Short task: Extract the text of each entry below exactly, leaving every image behind.
++++ Records for the exercise
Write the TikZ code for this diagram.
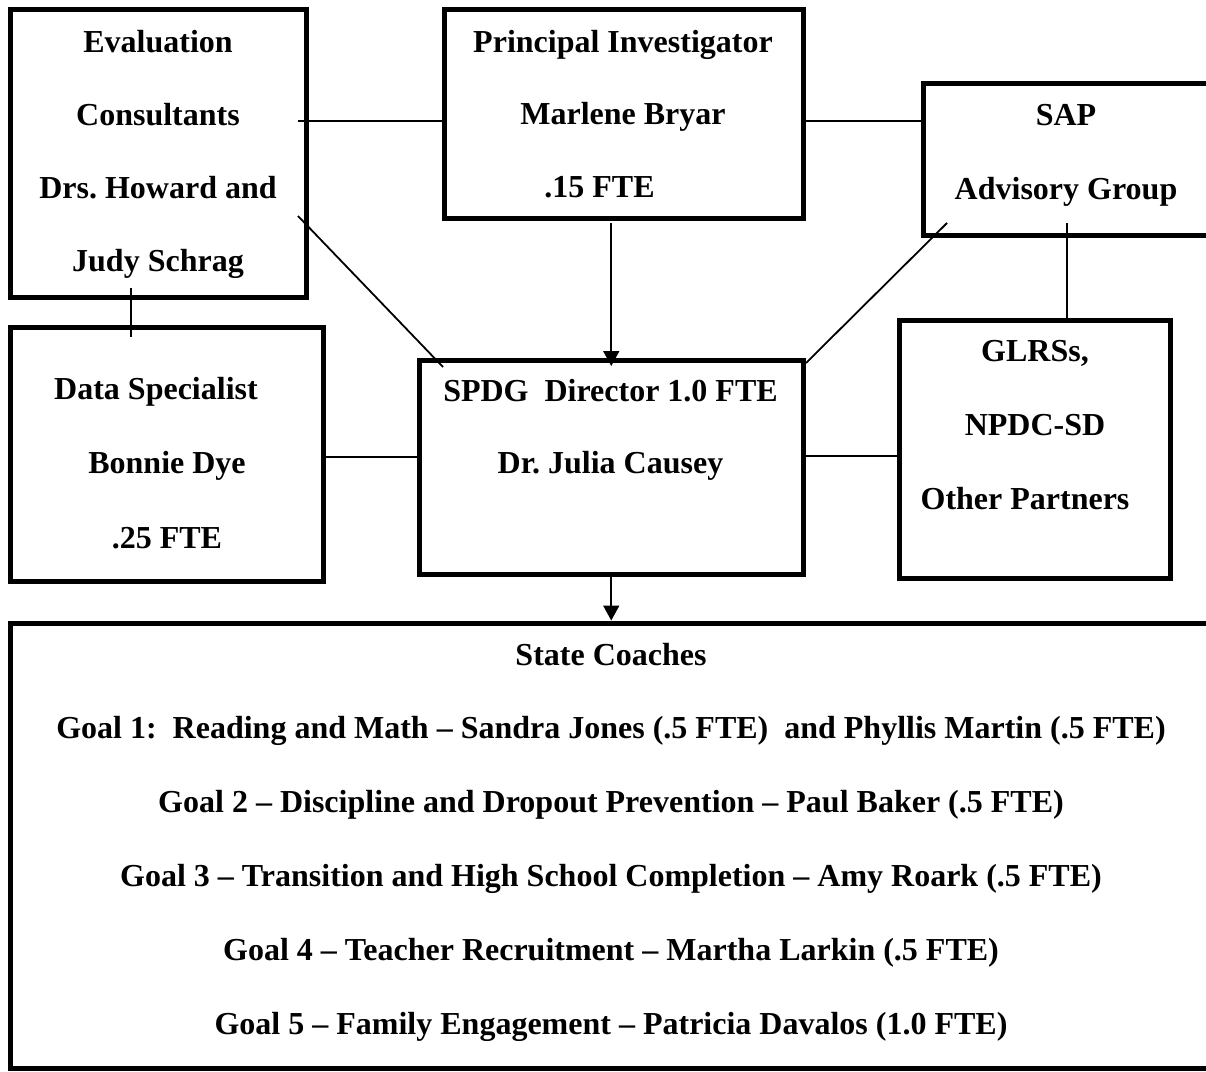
\documentclass[tikz,border=0pt]{standalone}
\usepackage{fontspec}
\setmainfont{Liberation Serif}
\usetikzlibrary{calc,arrows.meta}

\tikzset{
	box/.style={draw, line width=5pt, inner sep=0pt, outer sep=0pt, anchor=north west},
	txt/.style={align=center, anchor=base, inner sep=0pt, font=\fontsize{32}{#1}\selectfont\bfseries\frenchspacing},
	txt/.default=73,
	link/.style={line width=1.8pt},
	tip/.style={-{Triangle[width=16pt, length=15pt]}}
}

\begin{document}
\begin{tikzpicture}[x=1pt, y=-1pt]
			%%%%% START %%%%%
			
			\useasboundingbox (0, 0) rectangle (1206, 1071);
			
			\node[box, minimum width=295.5pt, minimum height=287.5pt] (eval) at (10.5, 9.5) {};
			\node[box, minimum width=359pt, minimum height=208.5pt] (pi) at (444, 9.5) {};
			\node[box, minimum width=288pt, minimum height=152.5pt] (sap) at (923, 83) {};
			\node[box, minimum width=313pt, minimum height=253.5pt] (data) at (10.5, 327.5) {};
			\node[box, minimum width=383.5pt, minimum height=214.5pt] (spdg) at (419.5, 360) {};
			\node[box, minimum width=271pt, minimum height=258pt] (glrs) at (899.5, 320) {};
			\node[box, minimum width=1201pt, minimum height=444.5pt] (coaches) at (10.5, 623.5) {};
			
			% text nodes sit on the baseline of their last line
			\node[txt] (eval-txt) at (158, 271) {Evaluation\\Consultants\\Drs. Howard and\\Judy Schrag};
			\node[txt=72.5] (pi-txt) at (623, 197) {Principal Investigator\\Marlene Bryar\\.15 FTE\hspace*{47pt}};
			\node[txt=74] (sap-txt) at (1066, 199) {SAP\\Advisory Group};
			\node[txt=74.5] (data-txt) at (167, 548) {Data Specialist\hspace*{22pt}\\Bonnie Dye\\.25 FTE};
			\node[txt=72] (spdg-txt) at (610.5, 473) {SPDG \ Director 1.0 FTE\\Dr. Julia Causey};
			\node[txt=74] (glrs-txt) at (1035, 509) {GLRSs,\\NPDC-SD\\Other Partners\hspace*{20pt}};
			\node[txt=73.8] (coaches-txt) at (611, 1034) {State Coaches\\
				Goal 1: \ Reading and Math – Sandra Jones (.5 FTE) \ and Phyllis Martin (.5 FTE)\\
				Goal 2 – Discipline and Dropout Prevention – Paul Baker (.5 FTE)\\
				Goal 3 – Transition and High School Completion – Amy Roark (.5 FTE)\\
				Goal 4 – Teacher Recruitment – Martha Larkin (.5 FTE)\\
				Goal 5 – Family Engagement – Patricia Davalos (1.0 FTE)};
			
			\draw[link] ($(eval.north east)+(-8, 111.5)$) -- ($(pi.north west)+(0, 111.5)$);
			\draw[link] ($(pi.north east)+(0, 111.5)$) -- ($(sap.north west)+(0, 38)$);
			\draw[link] ($(eval.north east)+(-8, 206.5)$) -- ($(spdg.north west)+(23.5, 7)$);
			\draw[link] ($(sap.south west)+(24, -12.5)$) -- ($(spdg.north east)+(3, 3)$);
			\draw[link] ($(eval.south west)+(120.5, -9)$) -- ($(data.north west)+(120.5, 9.5)$);
			\draw[link] ($(sap.south west)+(144, -12.5)$) -- ($(glrs.north west)+(167.5, 0)$);
			\draw[link] ($(data.north east)+(0, 129.5)$) -- ($(spdg.north west)+(0, 97)$);
			\draw[link] ($(spdg.north east)+(0, 96)$) -- ($(glrs.north west)+(0, 136)$);
			
			\draw[link, tip] ($(pi.south -| spdg.north)+(0, 5)$) -- ($(spdg.north)+(0, 6)$);
			\draw[link, tip] (spdg.south) -- ($(spdg.south |- coaches.north)+(0, -3)$);
			
			%%%%% END %%%%%
\end{tikzpicture}
\end{document}
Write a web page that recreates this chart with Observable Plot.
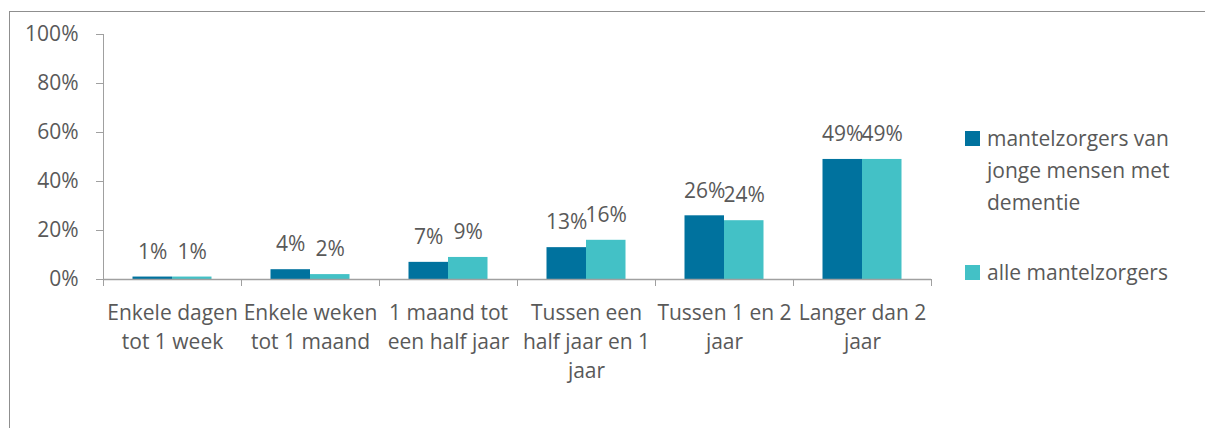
++++++++
Exercise answer:
Write the TikZ code for this diagram.
\documentclass[tikz,border=0pt]{standalone}
\usepackage{fontspec}
\setmainfont{Liberation Serif}
\usetikzlibrary{calc,arrows.meta}

\tikzset{
	box/.style={draw, line width=5pt, inner sep=0pt, outer sep=0pt, anchor=north west},
	txt/.style={align=center, anchor=base, inner sep=0pt, font=\fontsize{32}{#1}\selectfont\bfseries\frenchspacing},
	txt/.default=73,
	link/.style={line width=1.8pt},
	tip/.style={-{Triangle[width=16pt, length=15pt]}}
}

\begin{document}
\begin{tikzpicture}[x=1pt, y=-1pt]
			%%%%% START %%%%%
			
			\useasboundingbox (0, 0) rectangle (1206, 1071);
			
			\node[box, minimum width=295.5pt, minimum height=287.5pt] (eval) at (10.5, 9.5) {};
			\node[box, minimum width=359pt, minimum height=208.5pt] (pi) at (444, 9.5) {};
			\node[box, minimum width=288pt, minimum height=152.5pt] (sap) at (923, 83) {};
			\node[box, minimum width=313pt, minimum height=253.5pt] (data) at (10.5, 327.5) {};
			\node[box, minimum width=383.5pt, minimum height=214.5pt] (spdg) at (419.5, 360) {};
			\node[box, minimum width=271pt, minimum height=258pt] (glrs) at (899.5, 320) {};
			\node[box, minimum width=1201pt, minimum height=444.5pt] (coaches) at (10.5, 623.5) {};
			
			% text nodes sit on the baseline of their last line
			\node[txt] (eval-txt) at (158, 271) {Evaluation\\Consultants\\Drs. Howard and\\Judy Schrag};
			\node[txt=72.5] (pi-txt) at (623, 197) {Principal Investigator\\Marlene Bryar\\.15 FTE\hspace*{47pt}};
			\node[txt=74] (sap-txt) at (1066, 199) {SAP\\Advisory Group};
			\node[txt=74.5] (data-txt) at (167, 548) {Data Specialist\hspace*{22pt}\\Bonnie Dye\\.25 FTE};
			\node[txt=72] (spdg-txt) at (610.5, 473) {SPDG \ Director 1.0 FTE\\Dr. Julia Causey};
			\node[txt=74] (glrs-txt) at (1035, 509) {GLRSs,\\NPDC-SD\\Other Partners\hspace*{20pt}};
			\node[txt=73.8] (coaches-txt) at (611, 1034) {State Coaches\\
				Goal 1: \ Reading and Math – Sandra Jones (.5 FTE) \ and Phyllis Martin (.5 FTE)\\
				Goal 2 – Discipline and Dropout Prevention – Paul Baker (.5 FTE)\\
				Goal 3 – Transition and High School Completion – Amy Roark (.5 FTE)\\
				Goal 4 – Teacher Recruitment – Martha Larkin (.5 FTE)\\
				Goal 5 – Family Engagement – Patricia Davalos (1.0 FTE)};
			
			\draw[link] ($(eval.north east)+(-8, 111.5)$) -- ($(pi.north west)+(0, 111.5)$);
			\draw[link] ($(pi.north east)+(0, 111.5)$) -- ($(sap.north west)+(0, 38)$);
			\draw[link] ($(eval.north east)+(-8, 206.5)$) -- ($(spdg.north west)+(23.5, 7)$);
			\draw[link] ($(sap.south west)+(24, -12.5)$) -- ($(spdg.north east)+(3, 3)$);
			\draw[link] ($(eval.south west)+(120.5, -9)$) -- ($(data.north west)+(120.5, 9.5)$);
			\draw[link] ($(sap.south west)+(144, -12.5)$) -- ($(glrs.north west)+(167.5, 0)$);
			\draw[link] ($(data.north east)+(0, 129.5)$) -- ($(spdg.north west)+(0, 97)$);
			\draw[link] ($(spdg.north east)+(0, 96)$) -- ($(glrs.north west)+(0, 136)$);
			
			\draw[link, tip] ($(pi.south -| spdg.north)+(0, 5)$) -- ($(spdg.north)+(0, 6)$);
			\draw[link, tip] (spdg.south) -- ($(spdg.south |- coaches.north)+(0, -3)$);
			
			%%%%% END %%%%%
\end{tikzpicture}
\end{document}
Write a web page that recreates this chart with Observable Plot.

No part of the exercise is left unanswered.